Transparency in Technology & Making: Working from the Digital to the Analog and Back Again

Paper

The edge effects in design and technology offer affordances of transparency and transformation between materials, processes, and artifacts in making. This in-between space creates blurring boundaries, allowing designers to work fluidly between digital and analog methods, experimenting with varying processes and media to create new things. By working in this manner, designers can research, learn, and apply fluid processes to understand tools and methods with greater expertise.

Takeaway

This session will encourage dialogue and discourse between educators and practitioners to consider experimentation in design making and design processes, how technology is integrated into workflows, and how the results of this type of work affect the way we consider design implications. Specifically, it will be interesting to see how others frame mixed technological workflows within larger cultural contexts in design projects as well as consider impact of experimental strategies. Addressing challenges of experimental practices within industry applications may also be discussed.

Abstract

Historically, graphic design has always been influenced by new technologies and ways of making. It continues to evolve as new ways of making are considered. The benefits of this in contemporary teaching and practice offer a wide range of techniques for critical making, resulting in experimentation in processes and workflows that shift the ways we make things and challenge standard design models. Additionally, as design moves away from traditional disciplinary silos, teaching and practicing across media—from 2D to 3D, static to dynamic, and analog to digital—becomes more the norm. Because designers are working more fluidly across media, many ground the artifacts that they make within larger, systemic frameworks that include research, strategy, and impact.

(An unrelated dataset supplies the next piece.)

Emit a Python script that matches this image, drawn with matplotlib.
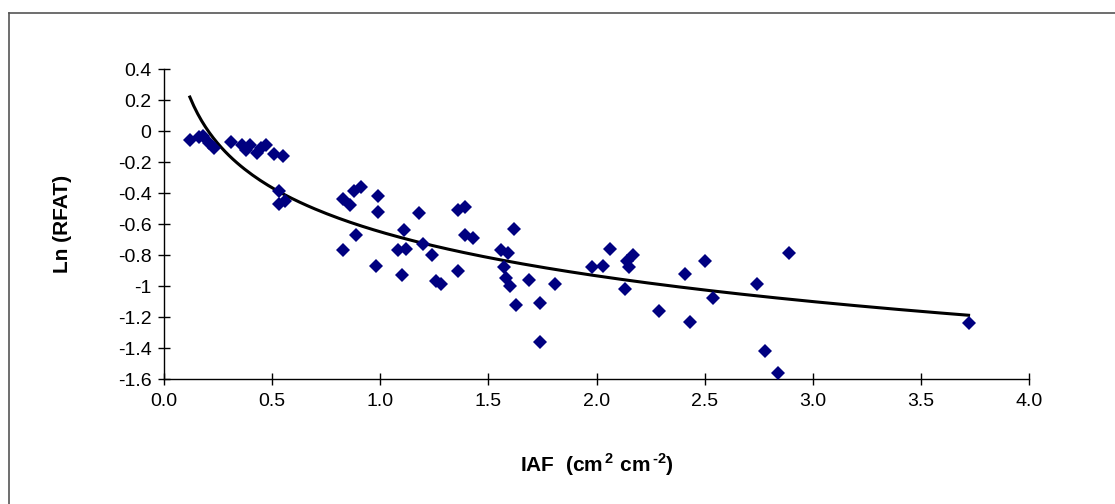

This paper will share the outcomes of fluid technology in teaching and practice, incorporating creative technologies, 3D printing, and programming within the design process. Through shared exercises and design projects, the paper will discuss how technology is incorporated into design workflows, what the benefits of this process are, and how to examine the results of experimental practices within a larger, systemic framework. The results offer insights on a technologically transparent workflow, altering outcomes through experimentation. Additionally, Inherent challenges will be addressed when working in this manner, the most obvious being not identifying nor completely understanding what the insights and impacts might be prior to the making process. Because this model infers that one must recognize chance and circumstance as part of the learning process, it requires that designers be flexible and adaptable to varying results, some of which may not be as successful as others.